Selain itu, aku juga magang dan bekerja paruh waktu di beberapa hotel, termasuk Hotel Hilton. Malah, aku ditawari bekerja di Hilton, tapi aku menolak. Lulus tahun 1976, aku bekerja sebagai asisten dosen di kampus, lalu menjadi dosen. Sesuai keinginan dulu, karierku memang maju di bidang ini. Tahun 1980, aku mendapat beasiswa dari pemerintah Amerika untuk ikut training di China Baking School di Taipei, Taiwan.
Tiga tahun kemudian, aku kembali mendapat beasiswa untuk menimba ilmu, kali ini di American Institute of Baking di Manhattan, Kansas, Amerika. Selama mendapat beasiswa, terpaksa aku meninggalkan anak-anak di Jakarta bersama suami. Namun, aku yakin, kalau hati tenang, anak-anak juga akan tenang. Yang membuatku lebih lega, sepulangku dari kampus di malam hari, anak-anakku di Jakarta baru pulang sekolah.

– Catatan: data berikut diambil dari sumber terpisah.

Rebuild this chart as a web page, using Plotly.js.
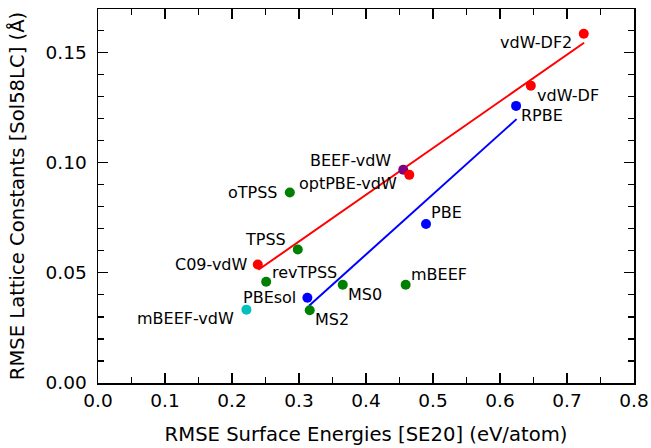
<!DOCTYPE html>
<html>
<head>
<meta charset="utf-8">
<script src="https://cdn.plot.ly/plotly-3.0.1.min.js"></script>
<style>html,body{margin:0;padding:0;background:#fff}#chart{width:651px;height:448px}</style>
</head>
<body>
<div id="chart"></div>
<script>
// ---- data ----
const names = ["vdW-DF2","vdW-DF","RPBE","BEEF-vdW","optPBE-vdW","PBE","oTPSS","TPSS","C09-vdW","revTPSS","PBEsol","mBEEF-vdW","MS2","MS0","mBEEF"];
const surfaceRMSE = [0.725,0.646,0.624,0.4556,0.4646,0.4896,0.2863,0.2982,0.2385,0.251,0.3125,0.2215,0.316,0.3653,0.4592];
const latticeRMSE = [0.1586,0.135,0.1258,0.0968,0.0945,0.0722,0.0865,0.0606,0.0538,0.046,0.0387,0.0333,0.033,0.0446,0.0446];
const family = ["vdw","vdw","gga","beef","vdw","gga","mgga","mgga","vdw","mgga","gga","mbeefvdw","mgga","mgga","mgga"];
// fit lines (end points of the fitted trends)
const vdwFitX = [0.2394,0.7255];
const vdwFitY = [0.0514,0.1545];
const ggaFitX = [0.315,0.6247];
const ggaFitY = [0.0351,0.1198];
const xTicks = [0.0,0.1,0.2,0.3,0.4,0.5,0.6,0.7,0.8];
const yTicks = [0.00,0.05,0.10,0.15];

// ---- styles ----
const familyColor = {vdw:"#ff0000",gga:"#0000ff",mgga:"#008000",beef:"#800080",mbeefvdw:"#00bfbf"};
// label placement: [xanchor, xshift, yshift]
const labelPlace = {
  "vdW-DF2":["right",-10,-9],"vdW-DF":["left",4,-10],"RPBE":["left",3,-10],
  "BEEF-vdW":["right",-10,9],"optPBE-vdW":["right",-10,-9],"PBE":["left",3,11],
  "oTPSS":["right",-10,0],"TPSS":["right",-10,10],"C09-vdW":["right",-8,0],
  "revTPSS":["left",4,9],"PBEsol":["right",-9,0],"mBEEF-vdW":["right",-10,-9],
  "MS2":["left",3,-9],"MS0":["left",3,-10],"mBEEF":["left",3,10]
};

const font = "DejaVu Sans, sans-serif";
const traces = [
  {x:vdwFitX,y:vdwFitY,mode:"lines",line:{color:"#ff0000",width:2},hoverinfo:"skip",showlegend:false},
  {x:ggaFitX,y:ggaFitY,mode:"lines",line:{color:"#0000ff",width:2},hoverinfo:"skip",showlegend:false},
  {x:surfaceRMSE,y:latticeRMSE,mode:"markers",text:names,
   marker:{size:10,color:family.map(f=>familyColor[f]),line:{width:0}},showlegend:false}
];

const annotations = names.map((n,i)=>{
  const p = labelPlace[n];
  return {x:surfaceRMSE[i],y:latticeRMSE[i],xref:"x",yref:"y",text:n,showarrow:false,
    xanchor:p[0],yanchor:"middle",xshift:p[1],yshift:p[2],
    font:{family:font,size:16,color:"#000"}};
});

const axisCommon = {
  showline:true,linecolor:"#000",linewidth:1.5,mirror:"allticks",
  ticks:"inside",ticklen:10,tickwidth:1.2,tickcolor:"#000",
  showgrid:false,zeroline:false,
  tickfont:{family:font,size:18.5,color:"#000"}
};

const layout = {
  width:651,height:448,
  margin:{l:98,r:17,t:9,b:65},
  paper_bgcolor:"#fff",plot_bgcolor:"#fff",
  xaxis:Object.assign({},axisCommon,{range:[0,0.8],tickvals:xTicks,ticktext:xTicks.map(v=>v.toFixed(1)),
    minor:{dtick:0.05,tick0:0,ticks:"inside",ticklen:6,tickwidth:1.2,tickcolor:"#000",showgrid:false},
    title:{text:"RMSE Surface Energies [SE20] (eV/atom)",font:{family:font,size:19.6,color:"#000"},standoff:17}}),
  yaxis:Object.assign({},axisCommon,{range:[0,0.1698],tickvals:yTicks,ticktext:yTicks.map(v=>v.toFixed(2)),
    minor:{dtick:0.01,tick0:0,ticks:"inside",ticklen:6,tickwidth:1.2,tickcolor:"#000",showgrid:false},
    ticklabelstandoff:6,
    title:{text:"RMSE Lattice Constants [Sol58LC] (Å)",font:{family:font,size:19.6,color:"#000"},standoff:15}}),
  annotations:annotations
};

Plotly.newPlot("chart",traces,layout,{displayModeBar:false,staticPlot:true});
</script>
</body>
</html>
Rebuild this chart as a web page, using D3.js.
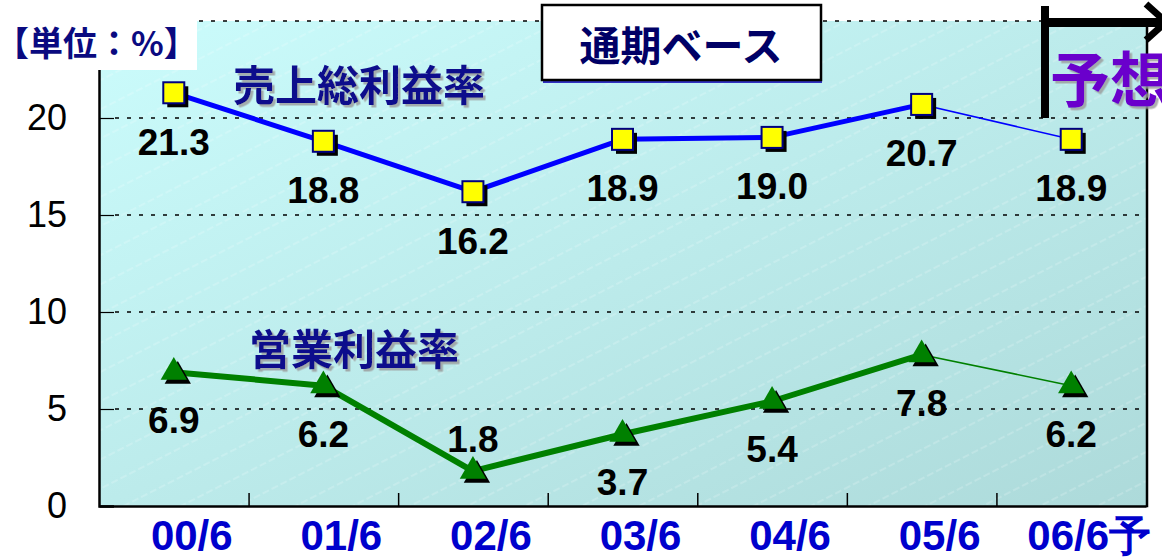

Aku jadi bisa melepas rindu dengan menelepon mereka. Kembali ke kampus, ya kembali mengajar. Sekembalinya dari Amerika, sambil menjadi dosen senior, aku merangkap sebagai Kepala Bagian Humas dan Kepala Bagian Pengabdian Masyarakat di kampus. Sampai tahun 1991, aku masih mengajar dan berdemo masak di kampus. Banyak muridku yang kini jadi chef terkenal, antara lain Tatang, Rudy Choiruddin, Deddy Rustandi, dan Haryanto Makmoer. Malah, Haryanto sempat jadi asistenku ketika aku demo masak di kampus.